Demo scripts for Mixtral-8×7B and DeepSeek-V2-Lite are provided in `scripts`.

### Bit Allocation

We provide pre-generated bit allocation configs under `configs`, which can be used directly for quantization. You may skip this section if you do not need to regenerate them. To generate the configs from scratch, follow the steps below.


1. Download the first shard of the C4 training dataset (c4-train.00000-of-01024.json) from [allenai/c4](https://huggingface.co/datasets/allenai/c4/blob/main/en/c4-train.00000-of-01024.json.gz) and save it under `./data`.

2. Run `scripts/compute_stats_<model>.sh` to compute model statistics on the calibration dataset. The resulting statistics (gradients and perturbation errors) will be saved under `cache`.


3. Run `scripts/allocate_<model>.sh` to solve the ILP for bit allocation using the generated model statistics. The allocation results (bit configs) will be saved under `configs`. 

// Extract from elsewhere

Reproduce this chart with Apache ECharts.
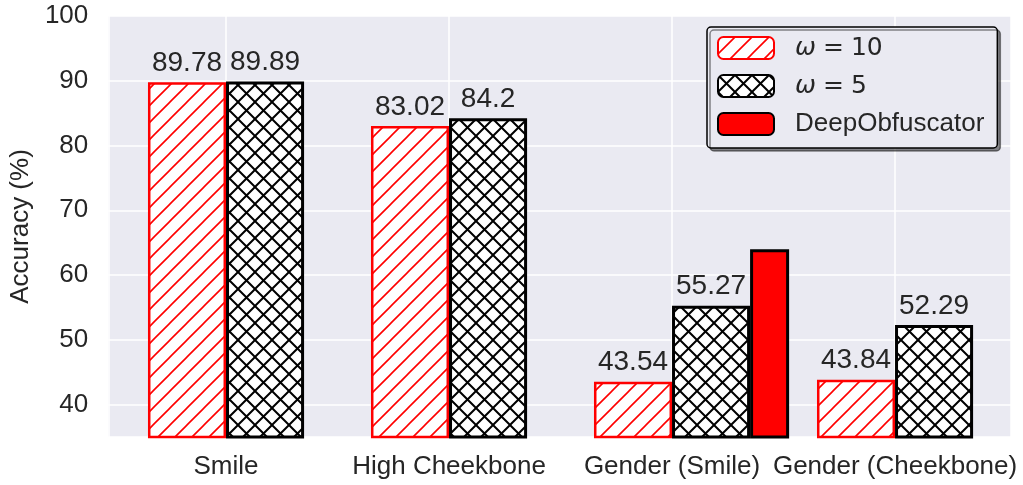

### Mixed-Precision Quantization

Simply run `scripts/quantize_<model>.sh` for model quantization. Please refer to the scripts for detailed usage instructions.

The evaluation code will run automatically after quantization.

Quantized models will be saved under `results`.


### Inference

Use `scripts/bench_generate_<model>.sh` to run and benchmark the real quantized models.